SLI — Service Level Indicator

A metric that represents user experience

(e.g., “percentage of requests under 500ms and 2xx/3xx”).

SLO — Service Level Objective

The target threshold for the SLI.

Example:

“99.9% of requests succeed in < 500ms over 30 days.”

SLA — Service Level Agreement

The contract with customers (with consequences).


Error Budget

If your SLO is 99.9%, your error budget is 0.1% of bad requests/time.

Error budget answers:

“How much failure is acceptable within this period?”

If you burn through error budget:

  • slow down deployments

  • invest in reliability

  • reduce risky changes

This drives responsible engineering.


SECTION 7 — DEPLOYMENT ARCHITECTURE

Modern systems usually follow some combination of:

  • Docker containers

  • Orchestrator (Kubernetes / ECS / Nomad)

  • CI/CD pipeline

  • Canary or blue/green deploys

Deployment Patterns:

  1. Rolling Deploy

    Replace instances gradually.

    Pros: simple.

    Cons: some users may see mixed versions.

  2. Blue/Green Deploy

    Blue = current version

    Green = new version

    Switch traffic when green is ready.

    Easy rollback: send traffic back to blue.

  3. Canary Deploy

    Send 1–10% traffic to new version.

    If stable → increase.

    If not → rollback quickly.

Top engineers design safe rollout strategies, not YOLO deploys.


SECTION 8 — RESILIENCE PATTERNS IN PRODUCTION

You’ve seen many of these already, but as a reliability checklist:

  • Retries with exponential backoff

  • Circuit breakers

  • Timeouts

  • Load shedding

  • Throttling / rate limiting

  • Graceful degradation (partial functionality instead of total failure)

  • Fallback responses (cached / approximate)

Example of graceful degradation:

  • If recommendation service fails → show popular items instead of error

  • If analytics backend is down → buffer instead of blocking user actions


SECTION 9 — CHAOS ENGINEERING (THE HARDCORE STUFF)

Chaos engineering is:

“Intentionally breaking things in production-like environments to ensure your system is resilient.”

Examples:

  • kill random instances

  • inject latency

  • drop packets

  • simulate region failures

Used by:

  • Netflix (Chaos Monkey, Chaos Gorilla)

  • Amazon

  • many large-scale players

Purpose:

  • discover weaknesses before real incidents

  • build muscle memory for incident response


SECTION 10 — INCIDENT RESPONSE & POSTMORTEMS

High-performing orgs treat incidents as learning opportunities, not blame games.

During incident:

  • declare incident

  • assign Incident Commander

  • assign communication owner

  • keep timeline/logs

  • focus on mitigation first, root cause later

After incident:

  • write postmortem (blameless)

  • capture:

    • what happened

    • impact

    • detection

    • timeline

    • root causes

    • contributing factors

    • what worked / didn’t

    • action items

This is how engineering organizations get stronger over time.
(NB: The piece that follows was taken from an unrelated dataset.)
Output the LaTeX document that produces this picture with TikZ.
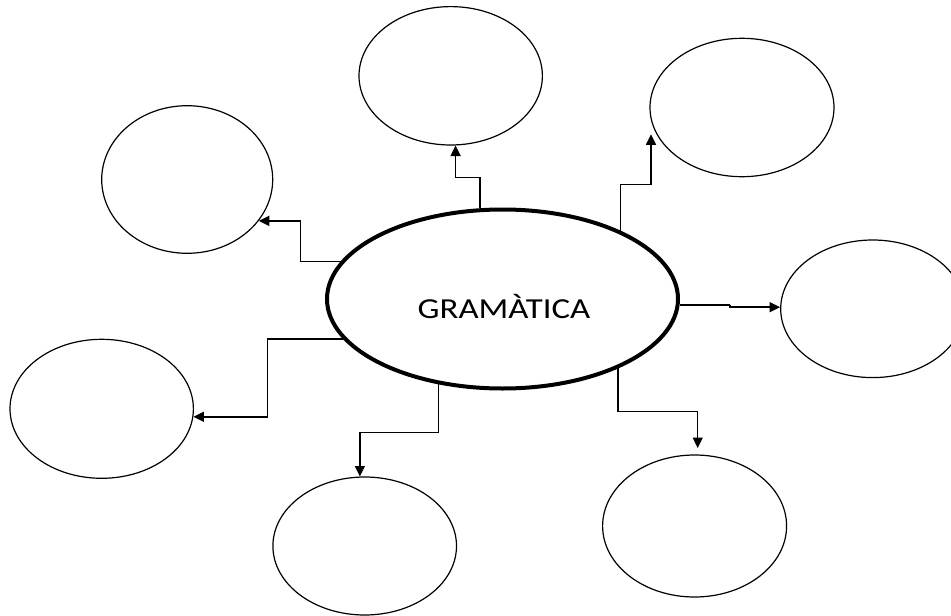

SECTION 11 — PUTTING IT ALL TOGETHER (YOUR MENTAL MODEL)

When you design or evaluate a system now, your brain should think like this:

  1. What are the requirements & constraints?

  2. What are the hot paths?

  3. What is the data model & invariants?

  4. What is the simplest architecture that satisfies scale?

  5. Where are the boundaries? (services, domains, APIs)

  6. How do we handle failures?

  7. How do we observe behavior? (logs, metrics, traces)

  8. What are SLOs and error budgets?

  9. How will it evolve in 1–3 years?

  10. How can we simplify while keeping power?

That is a Staff+ systems mindset.


SECTION 12 — PART III SUMMARY

You now have a full mental toolbox for system design:

  • Data modeling, indexing, sharding, consistency

  • Caching, CDNs, queues, streams, backpressure

  • API contracts, idempotency, auth, versioning

  • Distributed systems: consensus, replication, sagas, CRDTs

  • High availability, scaling, load balancing

  • Observability, SLO/SLI, reliability, incident response

This is the core of being a top-1% systems engineer.